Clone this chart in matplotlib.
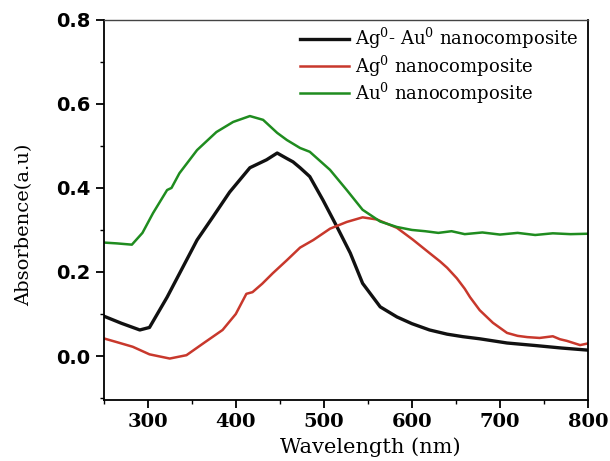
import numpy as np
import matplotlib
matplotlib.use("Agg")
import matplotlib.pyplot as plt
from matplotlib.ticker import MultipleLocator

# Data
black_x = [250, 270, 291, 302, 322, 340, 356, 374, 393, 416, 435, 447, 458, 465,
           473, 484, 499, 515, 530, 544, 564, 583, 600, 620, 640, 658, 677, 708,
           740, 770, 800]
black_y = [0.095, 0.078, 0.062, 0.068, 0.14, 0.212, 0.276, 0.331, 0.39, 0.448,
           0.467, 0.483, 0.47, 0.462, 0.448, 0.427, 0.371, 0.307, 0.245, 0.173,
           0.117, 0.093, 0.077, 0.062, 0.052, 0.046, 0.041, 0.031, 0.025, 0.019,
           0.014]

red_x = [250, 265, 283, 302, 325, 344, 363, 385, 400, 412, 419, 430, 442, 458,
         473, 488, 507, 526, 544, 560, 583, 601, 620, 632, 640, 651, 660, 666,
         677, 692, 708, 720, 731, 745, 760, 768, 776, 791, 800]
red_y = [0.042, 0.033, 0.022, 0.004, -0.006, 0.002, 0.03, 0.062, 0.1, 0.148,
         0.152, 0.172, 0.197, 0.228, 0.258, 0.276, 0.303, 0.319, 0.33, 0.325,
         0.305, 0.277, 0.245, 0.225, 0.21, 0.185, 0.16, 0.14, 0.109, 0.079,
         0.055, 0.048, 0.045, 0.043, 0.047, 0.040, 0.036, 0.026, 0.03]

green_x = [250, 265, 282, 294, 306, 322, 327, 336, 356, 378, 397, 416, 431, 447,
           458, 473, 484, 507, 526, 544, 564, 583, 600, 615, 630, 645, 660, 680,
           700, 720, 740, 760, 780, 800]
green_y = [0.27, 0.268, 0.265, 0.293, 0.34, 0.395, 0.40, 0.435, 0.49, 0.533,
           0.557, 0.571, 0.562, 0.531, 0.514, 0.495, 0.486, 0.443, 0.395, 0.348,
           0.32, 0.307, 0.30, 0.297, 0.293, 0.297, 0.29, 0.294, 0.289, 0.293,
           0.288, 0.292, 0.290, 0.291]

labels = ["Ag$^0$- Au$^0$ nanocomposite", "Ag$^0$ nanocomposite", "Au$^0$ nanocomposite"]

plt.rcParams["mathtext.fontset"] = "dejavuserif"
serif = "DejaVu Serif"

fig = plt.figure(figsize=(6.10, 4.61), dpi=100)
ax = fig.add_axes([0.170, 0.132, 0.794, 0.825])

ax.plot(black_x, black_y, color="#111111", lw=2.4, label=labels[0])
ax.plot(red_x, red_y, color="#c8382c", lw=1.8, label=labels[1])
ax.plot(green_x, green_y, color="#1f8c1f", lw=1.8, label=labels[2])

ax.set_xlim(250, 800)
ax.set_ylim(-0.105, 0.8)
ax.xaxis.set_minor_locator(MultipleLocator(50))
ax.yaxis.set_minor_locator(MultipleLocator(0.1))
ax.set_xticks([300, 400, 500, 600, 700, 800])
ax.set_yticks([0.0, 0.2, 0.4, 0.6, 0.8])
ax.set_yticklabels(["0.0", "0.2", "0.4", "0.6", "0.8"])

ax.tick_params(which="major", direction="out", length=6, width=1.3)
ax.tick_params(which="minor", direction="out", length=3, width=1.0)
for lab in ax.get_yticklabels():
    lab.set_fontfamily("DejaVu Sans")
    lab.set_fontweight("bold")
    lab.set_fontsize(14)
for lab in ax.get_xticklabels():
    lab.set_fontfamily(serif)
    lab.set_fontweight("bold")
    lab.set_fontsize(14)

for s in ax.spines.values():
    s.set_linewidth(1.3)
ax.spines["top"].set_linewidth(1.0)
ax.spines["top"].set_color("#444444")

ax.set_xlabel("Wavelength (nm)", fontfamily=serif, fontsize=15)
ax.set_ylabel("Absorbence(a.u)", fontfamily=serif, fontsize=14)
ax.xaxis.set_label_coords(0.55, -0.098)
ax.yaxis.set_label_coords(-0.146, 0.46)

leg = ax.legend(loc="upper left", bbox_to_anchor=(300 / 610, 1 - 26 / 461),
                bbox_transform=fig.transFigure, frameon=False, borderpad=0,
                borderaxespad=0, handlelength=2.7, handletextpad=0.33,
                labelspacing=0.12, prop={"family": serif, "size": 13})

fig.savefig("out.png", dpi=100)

------------------------------

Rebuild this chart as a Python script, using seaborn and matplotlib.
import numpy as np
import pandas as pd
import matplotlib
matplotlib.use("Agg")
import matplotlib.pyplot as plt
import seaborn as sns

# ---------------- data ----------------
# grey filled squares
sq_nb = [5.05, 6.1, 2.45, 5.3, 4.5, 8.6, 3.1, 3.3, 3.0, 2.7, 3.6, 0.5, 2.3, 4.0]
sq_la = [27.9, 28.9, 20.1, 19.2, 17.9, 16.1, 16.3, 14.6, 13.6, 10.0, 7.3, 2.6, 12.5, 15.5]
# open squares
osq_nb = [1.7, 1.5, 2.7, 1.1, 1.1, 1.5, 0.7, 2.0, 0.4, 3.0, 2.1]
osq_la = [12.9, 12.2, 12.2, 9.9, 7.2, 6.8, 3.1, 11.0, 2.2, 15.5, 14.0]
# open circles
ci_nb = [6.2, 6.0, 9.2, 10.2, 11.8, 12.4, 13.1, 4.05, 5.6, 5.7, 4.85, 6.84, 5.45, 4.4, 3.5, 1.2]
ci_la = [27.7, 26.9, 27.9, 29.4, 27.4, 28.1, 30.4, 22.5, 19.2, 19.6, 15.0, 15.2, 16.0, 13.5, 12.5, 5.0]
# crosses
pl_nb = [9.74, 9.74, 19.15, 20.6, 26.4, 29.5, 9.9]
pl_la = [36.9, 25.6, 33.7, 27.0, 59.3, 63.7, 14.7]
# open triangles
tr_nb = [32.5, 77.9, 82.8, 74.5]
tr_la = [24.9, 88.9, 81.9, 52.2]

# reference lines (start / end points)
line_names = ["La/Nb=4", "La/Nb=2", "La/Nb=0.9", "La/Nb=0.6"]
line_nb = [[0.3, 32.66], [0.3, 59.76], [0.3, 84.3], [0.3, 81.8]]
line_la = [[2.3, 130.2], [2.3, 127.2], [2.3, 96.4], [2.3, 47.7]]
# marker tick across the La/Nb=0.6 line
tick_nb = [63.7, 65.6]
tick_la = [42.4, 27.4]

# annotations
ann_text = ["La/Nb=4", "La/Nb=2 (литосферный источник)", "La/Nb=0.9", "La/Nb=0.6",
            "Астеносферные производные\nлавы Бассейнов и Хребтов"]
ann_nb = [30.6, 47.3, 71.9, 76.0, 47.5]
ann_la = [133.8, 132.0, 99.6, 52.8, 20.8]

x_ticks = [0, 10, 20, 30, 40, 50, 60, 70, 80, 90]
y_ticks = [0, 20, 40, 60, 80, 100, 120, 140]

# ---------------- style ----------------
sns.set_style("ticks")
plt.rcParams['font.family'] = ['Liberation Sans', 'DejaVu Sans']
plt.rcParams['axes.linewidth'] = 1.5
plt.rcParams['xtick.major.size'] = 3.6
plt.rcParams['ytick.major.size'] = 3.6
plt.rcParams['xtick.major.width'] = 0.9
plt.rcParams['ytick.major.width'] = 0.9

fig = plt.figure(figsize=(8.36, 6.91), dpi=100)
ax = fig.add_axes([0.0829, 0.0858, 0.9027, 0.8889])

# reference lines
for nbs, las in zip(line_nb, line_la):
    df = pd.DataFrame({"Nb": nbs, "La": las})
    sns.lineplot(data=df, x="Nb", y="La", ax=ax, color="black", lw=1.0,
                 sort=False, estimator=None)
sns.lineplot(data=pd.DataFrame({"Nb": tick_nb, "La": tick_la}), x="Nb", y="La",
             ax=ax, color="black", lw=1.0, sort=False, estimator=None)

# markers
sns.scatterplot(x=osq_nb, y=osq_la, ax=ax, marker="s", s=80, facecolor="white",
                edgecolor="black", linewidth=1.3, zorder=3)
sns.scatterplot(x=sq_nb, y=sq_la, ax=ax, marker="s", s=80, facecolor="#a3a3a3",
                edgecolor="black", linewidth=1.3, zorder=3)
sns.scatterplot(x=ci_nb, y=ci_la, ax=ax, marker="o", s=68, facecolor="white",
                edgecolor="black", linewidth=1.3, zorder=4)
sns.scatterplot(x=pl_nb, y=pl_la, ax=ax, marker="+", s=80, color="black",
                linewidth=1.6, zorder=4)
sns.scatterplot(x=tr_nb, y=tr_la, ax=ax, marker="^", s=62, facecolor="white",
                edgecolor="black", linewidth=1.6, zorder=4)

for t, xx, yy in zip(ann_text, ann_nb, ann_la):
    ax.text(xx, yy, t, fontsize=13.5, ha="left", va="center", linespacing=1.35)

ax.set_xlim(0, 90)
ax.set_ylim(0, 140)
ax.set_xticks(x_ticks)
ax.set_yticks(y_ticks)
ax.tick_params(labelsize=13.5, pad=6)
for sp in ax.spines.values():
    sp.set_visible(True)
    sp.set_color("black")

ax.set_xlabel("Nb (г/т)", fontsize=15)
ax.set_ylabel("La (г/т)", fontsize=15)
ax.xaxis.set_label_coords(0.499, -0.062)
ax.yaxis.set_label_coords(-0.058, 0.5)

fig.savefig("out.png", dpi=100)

------------------------------

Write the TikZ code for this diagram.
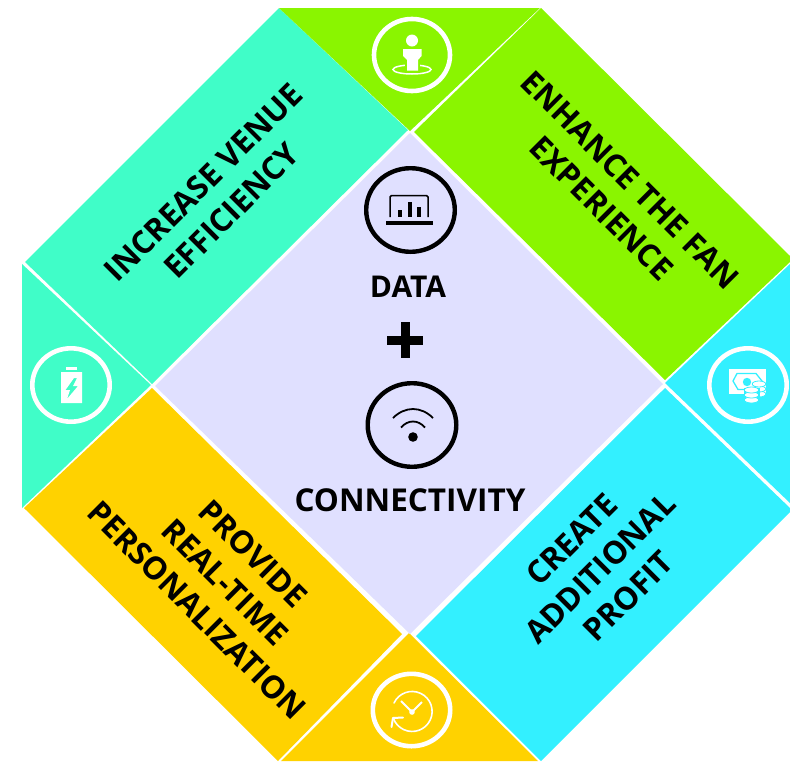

------------------------------

Work required:
Repeat only the lines from the one with "Clone this chart in matplotlib." down to the one with "from matplotlib.ticker import MultipleLocator", word for word and both included, and leave the pictures out.

Task answer:
Clone this chart in matplotlib.
import numpy as np
import matplotlib
matplotlib.use("Agg")
import matplotlib.pyplot as plt
from matplotlib.ticker import MultipleLocator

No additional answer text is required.